Chocolate Mousse Malt Ball Pie
Ingredients

for Wafer Crust

  • 1/3-cup butter (melted)
  • 1 1/2 cups finely crushed vanilla wafers
  • 1/2 cup toasted chopped pecans

  • for Filling and Topping

  • 1/3 cup firmly packed light brown sugar
  • 3 tbsp. corn starch
  • 1/4 tbsp. salt
  • 1 1/2 cups milk (use regular, not low fat milk)
  • 1/3 cup malted milk powder
  • 6 oz. semi-sweet chocolate chips
  • 1 cup crushed malt balls
  • 1 tsp. vanilla
  • 1 cup whipping cream
  • 1/4 cup powdered sugar
  • 1 cup whipping cream
  • 1/4 cup powdered sugar
  • 1 tsp. vanilla

  • Directions

    Make the Wafer Crust
    Finely crush vanilla wafers. Add melted butter and pecans. Mix well. Press mixture evenly onto bottom and sides of a 9" or 9.5" pie plate. Bake at 375 degrees for 10 minutes or till edges are golden brown. Cool completely before filling.

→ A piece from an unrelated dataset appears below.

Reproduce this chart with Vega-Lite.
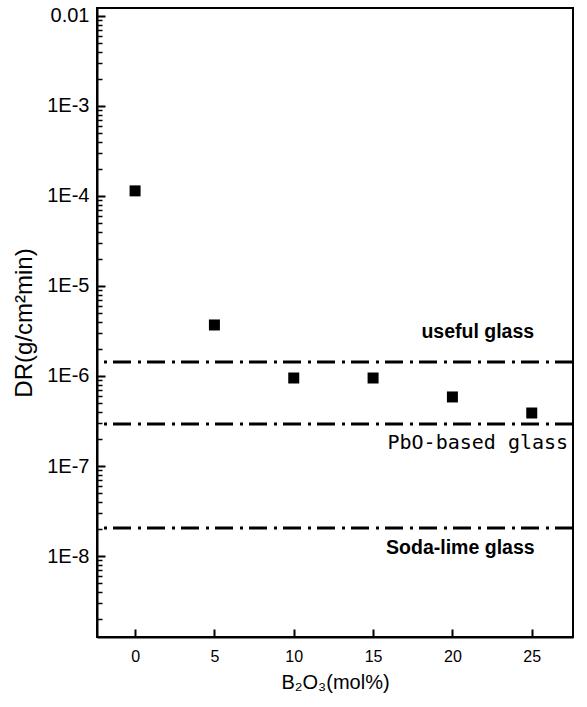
{
  "$schema": "https://vega.github.io/schema/vega-lite/v6.json",
  "width": 476,
  "height": 629,
  "autosize": {"type": "none"},
  "padding": {"left": 97, "top": 8, "right": 14, "bottom": 70},
  "background": "white",
  "datasets": {
    "points": [
      {"x": 0, "y": 1.14e-4},
      {"x": 5, "y": 3.69e-6},
      {"x": 10, "y": 9.5e-7},
      {"x": 15, "y": 9.5e-7},
      {"x": 20, "y": 5.85e-7},
      {"x": 25, "y": 3.88e-7}
    ],
    "lines": [
      {"name": "useful glass", "y": 1.43e-6},
      {"name": "PbO-based glass", "y": 2.93e-7},
      {"name": "Soda-lime glass", "y": 2.05e-8}
    ],
    "labelsBold": [
      {"x": 21.6, "y": 3.08e-6, "label": "useful glass"},
      {"x": 20.5, "y": 1.23e-8, "label": "Soda-lime glass"}
    ],
    "labelsPlain": [
      {"x": 21.6, "y": 1.8e-7, "label": "PbO-based glass"}
    ]
  },
  "config": {
    "view": {"stroke": "black", "strokeWidth": 2},
    "axis": {
      "domainColor": "black",
      "domainWidth": 2,
      "tickColor": "black",
      "grid": false,
      "labelFont": "Liberation Sans",
      "titleFont": "Liberation Sans",
      "labelColor": "black",
      "titleColor": "black",
      "titleFontWeight": "normal"
    }
  },
  "layer": [
    {
      "data": {"name": "points"},
      "mark": {"type": "square", "filled": true, "color": "black", "size": 121, "opacity": 1},
      "encoding": {
        "x": {
          "field": "x",
          "type": "quantitative",
          "scale": {"domain": [-2.4, 27.6], "nice": false, "zero": false},
          "axis": {
            "values": [0, 5, 10, 15, 20, 25],
            "tickSize": -8,
            "tickWidth": 2,
            "labelFontSize": 16,
            "labelPadding": 19,
            "title": "B₂O₃(mol%)",
            "titleFontSize": 20,
            "titlePadding": 8
          }
        },
        "y": {
          "field": "y",
          "type": "quantitative",
          "scale": {"type": "log", "domain": [1.259e-9, 0.01227], "nice": false},
          "axis": {
            "orient": "left",
            "values": [2e-9, 3e-9, 4e-9, 5e-9, 6e-9, 7e-9, 8e-9, 9e-9, 1e-8,
                       2e-8, 3e-8, 4e-8, 5e-8, 6e-8, 7e-8, 8e-8, 9e-8, 1e-7,
                       2e-7, 3e-7, 4e-7, 5e-7, 6e-7, 7e-7, 8e-7, 9e-7, 1e-6,
                       2e-6, 3e-6, 4e-6, 5e-6, 6e-6, 7e-6, 8e-6, 9e-6, 1e-5,
                       2e-5, 3e-5, 4e-5, 5e-5, 6e-5, 7e-5, 8e-5, 9e-5, 1e-4,
                       2e-4, 3e-4, 4e-4, 5e-4, 6e-4, 7e-4, 8e-4, 9e-4, 0.001,
                       0.002, 0.003, 0.004, 0.005, 0.006, 0.007, 0.008, 0.009, 0.01],
            "labelExpr": "abs(log(datum.value)/LN10 - round(log(datum.value)/LN10)) > 0.01 ? '' : (datum.value >= 0.005 ? '0.01' : '1E-' + round(-log(datum.value)/LN10))",
            "tickSize": {"condition": {"test": "abs(log(datum.value)/LN10 - round(log(datum.value)/LN10)) < 0.01", "value": -8}, "value": -5},
            "tickWidth": {"condition": {"test": "abs(log(datum.value)/LN10 - round(log(datum.value)/LN10)) < 0.01", "value": 2}, "value": 1.5},
            "labelFontSize": 20,
            "labelPadding": 16,
            "title": "DR(g/cm²min)",
            "titleFontSize": 24,
            "titlePadding": 10
          }
        }
      }
    },
    {
      "data": {"name": "lines"},
      "mark": {"type": "rule", "strokeDash": [18, 6, 3, 7], "strokeWidth": 3, "color": "black"},
      "encoding": {
        "y": {
          "field": "y",
          "type": "quantitative",
          "scale": {"type": "log", "domain": [1.259e-9, 0.01227], "nice": false}
        }
      }
    },
    {
      "data": {"name": "labelsBold"},
      "mark": {"type": "text", "font": "Liberation Sans", "fontWeight": "bold", "fontSize": 19.5, "align": "center", "baseline": "middle", "color": "black"},
      "encoding": {
        "x": {"field": "x", "type": "quantitative", "scale": {"domain": [-2.4, 27.6], "nice": false, "zero": false}},
        "y": {"field": "y", "type": "quantitative", "scale": {"type": "log", "domain": [1.259e-9, 0.01227], "nice": false}},
        "text": {"field": "label"}
      }
    },
    {
      "data": {"name": "labelsPlain"},
      "mark": {"type": "text", "font": "DejaVu Sans Mono", "fontSize": 20, "align": "center", "baseline": "middle", "color": "black"},
      "encoding": {
        "x": {"field": "x", "type": "quantitative", "scale": {"domain": [-2.4, 27.6], "nice": false, "zero": false}},
        "y": {"field": "y", "type": "quantitative", "scale": {"type": "log", "domain": [1.259e-9, 0.01227], "nice": false}},
        "text": {"field": "label"}
      }
    }
  ]
}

    Make the Filling and Topping
    1. In a medium saucepan, combine brown sugar, cornstarch, salt and malted milk; mix well. Slowly add milk and cook over medium heat until mixture boils and thickens; using a wire whisk, stir constantly. Remove from heat; stir in chocolate chips and vanilla until mixture is smooth. Refrigerate about 25 minutes or until cool.

    2. In another bowl, beat 1 cup whipping cream until soft peaks form. Add the powdered sugar, beating until stiff peaks form. Fold whipped cream into cooled chocolate mixture. Stir in 1/2 cup of the chopped malt balls (reserving the other 1/2-cup for garnish). Pour into cooled piecrust.

    3. In a small bowl, beat 1 cup whipping cream until soft peaks form. Add the powdered sugar ad vanilla until stiff peaks form. spread over pie filling. Sprinkle with reserved crushed malt balls Refrigerate for at least 2 hours or until firm. Store in refrigerator.